--- start ---

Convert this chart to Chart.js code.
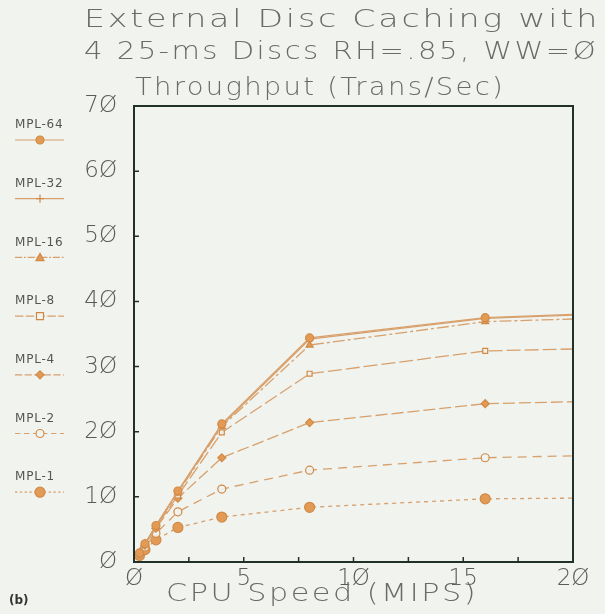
<!DOCTYPE html>
<html><head><meta charset="utf-8">
<script src="https://cdn.jsdelivr.net/npm/chart.js@4"></script>
<style>
html,body{margin:0;padding:0;background:#f0f3ee;}
#wrap{position:relative;width:605px;height:614px;overflow:hidden;background:#f0f3ee;}
canvas{position:absolute;left:0;top:0;}
.t{position:absolute;white-space:nowrap;font-family:"DejaVu Sans",sans-serif;font-weight:200;color:#6a6a6a;line-height:1;transform-origin:0 0;}
</style></head><body>
<div id="wrap">
<canvas id="c" width="605" height="614"></canvas>
<div class="t" data-w="516" style="left:84px;top:7px;font-size:24px">External Disc Caching with</div>
<div class="t" data-w="514" style="left:84px;top:39px;font-size:24px">4 25-ms Discs RH=.85, WW=Ø</div>
<div class="t" data-w="370" style="left:135px;top:75px;font-size:24px">Throughput (Trans/Sec)</div>
<div class="t" data-w="312" style="left:166px;top:581px;font-size:24px">CPU Speed (MIPS)</div>
<div class="t" style="left:9px;top:594px;font-size:12px;font-weight:bold;color:#333">(b)</div>
</div>
<script>
// ---- data ----
const cpuSpeed = [0.25, 0.5, 1, 2, 4, 8, 16, 20];
const seriesNames = ["MPL-64", "MPL-32", "MPL-16", "MPL-8", "MPL-4", "MPL-2", "MPL-1"];
const mpl64 = [1.4, 2.8, 5.6, 10.9, 21.2, 34.4, 37.5, 38.0];
const mpl32 = [1.4, 2.8, 5.6, 10.8, 21.0, 34.2, 37.4, 37.9];
const mpl16 = [1.4, 2.8, 5.5, 10.6, 20.8, 33.3, 36.9, 37.3];
const mpl8  = [1.4, 2.7, 5.4, 10.2, 19.9, 28.9, 32.4, 32.7];
const mpl4  = [1.3, 2.6, 5.2, 9.8, 16.0, 21.4, 24.3, 24.6];
const mpl2  = [1.2, 2.3, 4.4, 7.7, 11.2, 14.1, 16.0, 16.3];
const mpl1  = [1.0, 1.9, 3.4, 5.3, 6.9, 8.4, 9.7, 9.8];
const seriesValues = [mpl64, mpl32, mpl16, mpl8, mpl4, mpl2, mpl1];
const yTicks = [0, 10, 20, 30, 40, 50, 60, 70];
const xTicks = [0, 5, 10, 15, 20];

// ---- styles ----
const lineCol = '#d8a06c';
const markCol = '#e39a55';
const styles = [
  {dash: [], point: 'circle', fill: true, r: 4},
  {dash: [], point: 'cross', fill: false, r: 4},
  {dash: [12, 3, 3, 3], point: 'triangle', fill: true, r: 4},
  {dash: [14, 4], point: 'rect', fill: false, r: 3.5},
  {dash: [12, 4], point: 'rectRot', fill: true, r: 4},
  {dash: [9, 6], point: 'circle', fill: false, r: 4},
  {dash: [4, 4], point: 'circle', fill: true, r: 5}
];
const zeroSlash = s => String(s).replace(/0/g, 'Ø');
const tickFont = {family: '"DejaVu Sans", sans-serif', size: 23, weight: 200};

const datasets = seriesNames.map((name, i) => ({
  label: name,
  data: cpuSpeed.map((x, j) => ({x: x, y: seriesValues[i][j]})),
  showLine: true,
  borderColor: lineCol,
  borderWidth: 1.3,
  borderDash: styles[i].dash,
  pointStyle: styles[i].point,
  pointRadius: cpuSpeed.map(x => x === 20 ? 0 : styles[i].r),
  pointBackgroundColor: styles[i].fill ? markCol : 'rgba(240,243,238,0.9)',
  pointBorderColor: '#d08a48',
  pointBorderWidth: 1.2,
  tension: 0
}));

function marker(ctx, style, r, x, y, fill) {
  ctx.save();
  ctx.setLineDash([]);
  ctx.beginPath();
  if (style === 'circle') { ctx.arc(x, y, r, 0, Math.PI * 2); }
  else if (style === 'rect') { ctx.rect(x - r, y - r, 2 * r, 2 * r); }
  else if (style === 'rectRot') { ctx.moveTo(x, y - r); ctx.lineTo(x + r, y); ctx.lineTo(x, y + r); ctx.lineTo(x - r, y); ctx.closePath(); }
  else if (style === 'triangle') { ctx.moveTo(x, y - r); ctx.lineTo(x + r, y + r * 0.8); ctx.lineTo(x - r, y + r * 0.8); ctx.closePath(); }
  else if (style === 'cross') { ctx.moveTo(x, y - r); ctx.lineTo(x, y + r); ctx.moveTo(x - r, y); ctx.lineTo(x + r, y); }
  if (style !== 'cross') { ctx.fillStyle = fill ? markCol : '#f0f3ee'; ctx.fill(); }
  ctx.strokeStyle = '#d08a48'; ctx.lineWidth = 1.2; ctx.stroke();
  ctx.restore();
}

const framePlugin = {
  id: 'frame',
  afterDraw(chart) {
    const ctx = chart.ctx, a = chart.chartArea;
    const xs = chart.scales.x, ys = chart.scales.y;
    ctx.save();
    ctx.strokeStyle = '#22302a';
    ctx.lineWidth = 2;
    ctx.strokeRect(a.left, a.top, a.right - a.left, a.bottom - a.top);
    ctx.lineWidth = 1.5;
    ctx.beginPath();
    xs.ticks.forEach(t => {
      if (t.value <= xs.min || t.value >= xs.max) return;
      const px = xs.getPixelForValue(t.value);
      ctx.moveTo(px, a.bottom); ctx.lineTo(px, a.bottom - 5);
    });
    ys.ticks.forEach(t => {
      if (t.value <= ys.min || t.value >= ys.max) return;
      const py = ys.getPixelForValue(t.value);
      ctx.moveTo(a.left, py); ctx.lineTo(a.left + 5, py);
    });
    ctx.stroke();
    // legend
    ctx.font = '12px "DejaVu Sans", sans-serif';
    ctx.fillStyle = '#555';
    ctx.textBaseline = 'middle';
    ctx.textAlign = 'left';
    try { ctx.letterSpacing = '0.8px'; } catch (e) {}
    chart.data.datasets.forEach((ds, i) => {
      const ty = 125 + i * 58.7;
      ctx.fillText(ds.label, 15, ty);
      const ly = ty + 15;
      ctx.save();
      ctx.strokeStyle = lineCol; ctx.lineWidth = 1.2;
      ctx.setLineDash(ds.borderDash.length ? ds.borderDash.map(v => v * 0.6) : []);
      ctx.beginPath(); ctx.moveTo(15, ly); ctx.lineTo(64, ly); ctx.stroke();
      ctx.restore();
      marker(ctx, styles[i].point, styles[i].r, 40, ly, styles[i].fill);
    });
    ctx.restore();
  }
};

new Chart(document.getElementById('c'), {
  type: 'scatter',
  data: {datasets: datasets},
  options: {
    responsive: false,
    animation: false,
    layout: {padding: {left: 0, top: 106, right: 32, bottom: 0}},
    plugins: {legend: {display: false}, title: {display: false}, tooltip: {enabled: false}},
    scales: {
      x: {
        type: 'linear', min: 0, max: 20,
        afterBuildTicks: s => { s.ticks = [0, 2.5, 5, 7.5, 10, 12.5, 15, 17.5, 20].map(v => ({value: v})); },
        afterFit: s => { s.height = 52; },
        grid: {display: false, drawTicks: false},
        border: {display: false},
        ticks: {
          autoSkip: false, maxRotation: 0, padding: 3,
          color: '#5a5a5a', font: tickFont,
          callback: v => xTicks.includes(v) ? zeroSlash(v) : ''
        }
      },
      y: {
        type: 'linear', min: 0, max: 70,
        afterBuildTicks: s => { s.ticks = yTicks.map(v => ({value: v})); },
        afterFit: s => { s.width = 134; },
        grid: {display: false, drawTicks: false},
        border: {display: false},
        ticks: {
          padding: 17,
          color: '#5a5a5a', font: tickFont,
          callback: v => zeroSlash(v)
        }
      }
    }
  },
  plugins: [framePlugin]
});

// fit title text widths: small letter spacing plus horizontal stretch (plotter-style wide glyphs)
document.querySelectorAll('.t[data-w]').forEach(el => {
  const target = +el.dataset.w;
  el.style.letterSpacing = '2px';
  const natural = el.getBoundingClientRect().width;
  el.style.transform = 'scaleX(' + (target / natural) + ')';
});
</script>
</body></html>
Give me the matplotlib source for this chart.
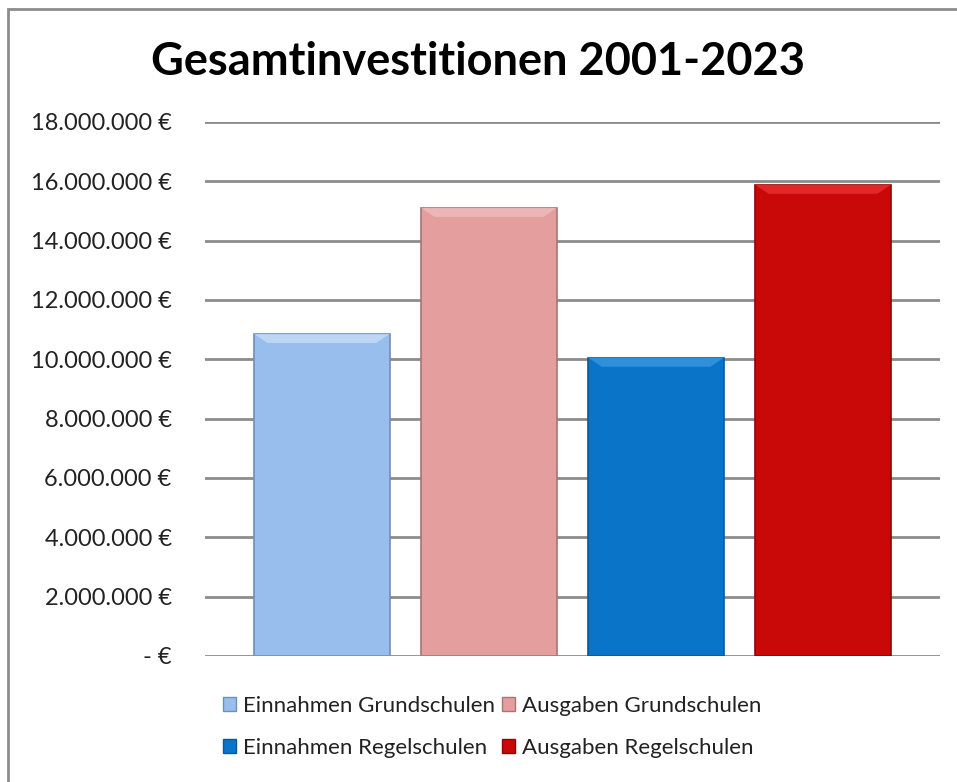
import matplotlib.pyplot as plt
from matplotlib.patches import Polygon, Rectangle
import numpy as np

plt.rcParams['font.family'] = ['Lato', 'DejaVu Sans']

# data
series = ['Einnahmen Grundschulen', 'Ausgaben Grundschulen',
          'Einnahmen Regelschulen', 'Ausgaben Regelschulen']
values = [10850000, 15100000, 10050000, 15880000]
colors = ['#97BEEC', '#E49E9E', '#0A74C8', '#C90808']
edges = ['#6F8FB5', '#A87474', '#085A9A', '#8E0606']
tops = ['#BCD6F4', '#ECB6B6', '#2E8FDA', '#E02828']
yticks = np.arange(0, 18000001, 2000000)


def euro(v):
    if v == 0:
        return '- €'
    return '{:,.0f} €'.format(v).replace(',', '.')


fig = plt.figure(figsize=(9.57, 7.82), dpi=100)
# chart frame
fig.add_artist(Rectangle((8 / 957, -0.1), 1.1, (782 - 9) / 782 + 0.1,
                         transform=fig.transFigure, fill=False,
                         edgecolor='#8C8C8C', linewidth=2))

ax = fig.add_axes([205 / 957, 1 - 656 / 782, 735 / 957, (656 - 122) / 782])
x = np.arange(len(values))
w = 0.81
ax.bar(x, values, width=w, color=colors, edgecolor=edges, linewidth=1.2,
       zorder=3)

# simple bevel on top of each bar
bev_x = 0.08
bev_y = 300000
for xi, v, c in zip(x, values, tops):
    l, r = xi - w / 2, xi + w / 2
    ax.add_patch(Polygon([[l, v], [r, v], [r - bev_x, v - bev_y],
                          [l + bev_x, v - bev_y]], closed=True,
                         facecolor=c, edgecolor='none', zorder=4))

ax.set_xlim(-0.7, 3.7)
ax.set_ylim(0, 18000000)
ax.set_yticks(yticks)
ax.set_yticklabels([euro(v) for v in yticks], fontsize=17, color='#222222')
ax.set_xticks([])
ax.yaxis.grid(True, color='#8C8C8C', linewidth=2, zorder=0)
ax.tick_params(axis='y', length=0, pad=24)
for s in ax.spines.values():
    s.set_visible(False)

fig.text(478 / 957, 1 - 62 / 782, 'Gesamtinvestitionen 2001-2023',
         ha='center', va='center', fontsize=32.5, fontweight='bold')

# legend filled row by row like the original
order = [0, 2, 1, 3]
handles = [Rectangle((0, 0), 1, 1, facecolor=colors[i], edgecolor=edges[i])
           for i in order]
leg = fig.legend(handles, [series[i] for i in order], loc='center', ncol=2,
                 bbox_to_anchor=(492 / 957, 1 - 727 / 782), frameon=False,
                 fontsize=16, handlelength=0.6, handleheight=0.6,
                 handletextpad=0.3, columnspacing=0.3, labelspacing=1.0)
for t in leg.get_texts():
    t.set_color('#222222')

fig.savefig('out.png', dpi=100)
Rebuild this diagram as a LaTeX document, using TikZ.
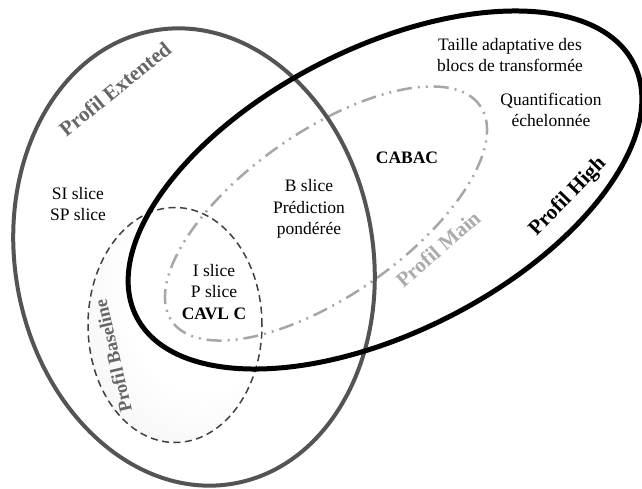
\documentclass[tikz,border=0pt]{standalone}
\usepackage{fontspec}
\setmainfont{Liberation Serif}
\tikzstyle{profilExt}=[draw=black!67, line width=4pt]
\tikzstyle{profilHigh}=[draw=black, line width=5pt]
\tikzstyle{profilMain}=[draw=black!35, line width=2.5pt, dash pattern=on 15pt off 6pt on 2pt off 6pt on 2pt off 6pt]
\tikzstyle{profilBase}=[draw=black!75, line width=1.5pt, dash pattern=on 7pt off 4.5pt]
\tikzstyle{feature}=[align=center, inner sep=0pt, font=\fontsize{17.5}{21.5}\selectfont]
\tikzstyle{profilLabel}=[inner sep=0pt, font=\fontsize{21}{24}\selectfont\bfseries]
\pgfdeclareradialshading{baseGlow}{\pgfpoint{12bp}{12bp}}{color(0bp)=(white); color(22bp)=(white); color(62bp)=(black!11)}

\begin{document}
\begin{tikzpicture}[x=1pt, y=1pt]
	\useasboundingbox (0,0) rectangle (642,-489);
	% Profils (ellipses)
	\shade[shading=baseGlow] (175,-325) ellipse [x radius=87, y radius=117.5];
	\draw[profilMain, rotate around={35:(326,-213.5)}] (326,-213.5) ellipse [x radius=188, y radius=82];
	\draw[profilBase] (175,-325) ellipse [x radius=87, y radius=117.5];
	\draw[profilExt, rotate around={10:(194,-257)}] (194,-257) ellipse [x radius=179, y radius=230];
	\draw[profilHigh, rotate around={27:(385,-190)}] (385,-190) ellipse [x radius=279, y radius=142];

	% Noms des profils
	\node[profilLabel, text=black!60, rotate=39] (extLabel) at (115,-89) {Profil Extented};
	\node[profilLabel, text=black!33, rotate=41] (mainLabel) at (438,-249) {Profil Main};
	\node[profilLabel, text=black, rotate=46] (highLabel) at (568,-197) {Profil High};
	\node[profilLabel, text=black!60, rotate=103, font=\fontsize{18.5}{21}\selectfont\bfseries] (baseLabel) at (113,-356) {Profil Baseline};

	% Outils
	\node[feature] (taille) at (510,-55) {Taille adaptative des\\blocs de transformée};
	\node[feature] (quantif) at (551,-110) {Quantification\\échelonnée};
	\node[feature, font=\fontsize{17.5}{21.5}\selectfont\bfseries] (cabac) at (407,-158) {CABAC};
	\node[feature] (bslice) at (309,-209) {B slice\\Prédiction\\pondérée};
	\node[feature] (sislice) at (78,-204) {SI slice\\SP slice};
	\node[feature] (islice) at (214,-292) {I slice\\P slice\\\textbf{CAVL C}};
\end{tikzpicture}
\end{document}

--- end ---

■ **EXERCISE DETAILS**
Copy the part that starts at the line with "Give me the matplotlib source for this chart." and finishes at the line with "plt.rcParams['font.family'] = ['Lato', 'DejaVu", both included, and nothing more. Pictures are left out.

■ **WORKED SOLUTION**
Give me the matplotlib source for this chart.
import matplotlib.pyplot as plt
from matplotlib.patches import Polygon, Rectangle
import numpy as np

plt.rcParams['font.family'] = ['Lato', 'DejaVu Sans']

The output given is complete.